5) Summary of cross-section per gram of a dust grain
In summary, the scatterers of light in a dust grain are electrons, so one can imagine that the Thomson cross section per gram of an electron-proton pair is a benchmark for the cross section per gram of a dust grain. However, the dust grain shows no tendency to follow the cross section per gram of such an incoherently summed collection of effectively free electrons, and can instead be much less than that for very small grains (relative to the wavelength), can be much greater than that for medium sized grains, and can again fall far below that benchmark for very large grains.
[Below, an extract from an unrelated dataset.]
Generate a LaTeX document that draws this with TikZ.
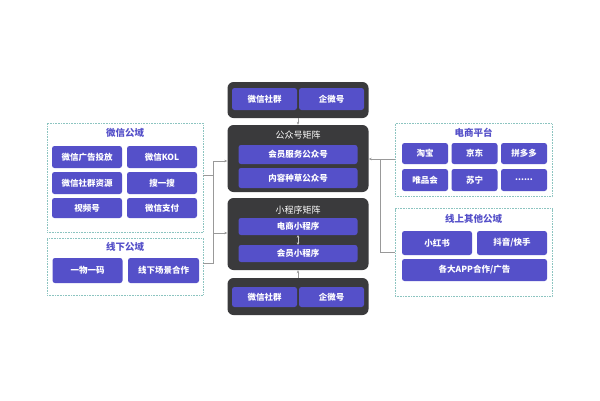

The first effect is that the electron binding forces can suppress scattering to sub-Thomson levels, the second effect is the enhancing effects of the coherence of the N electrons in the dust grain, and the third effect is the self-shadowing within the dust grain.

The net result of all this is that if you fix the wavelength of interest, and vary over the dust-grain size, you find the peak contribution for the cross section per gram comes when the radius R obeys 2*pi*R equals the wavelength of the light. So if you have a distribution dN/dR of dust grains over R, you will typically find that the cross section per gram is set by the particles within about a factor of 2 or so of that ideal size.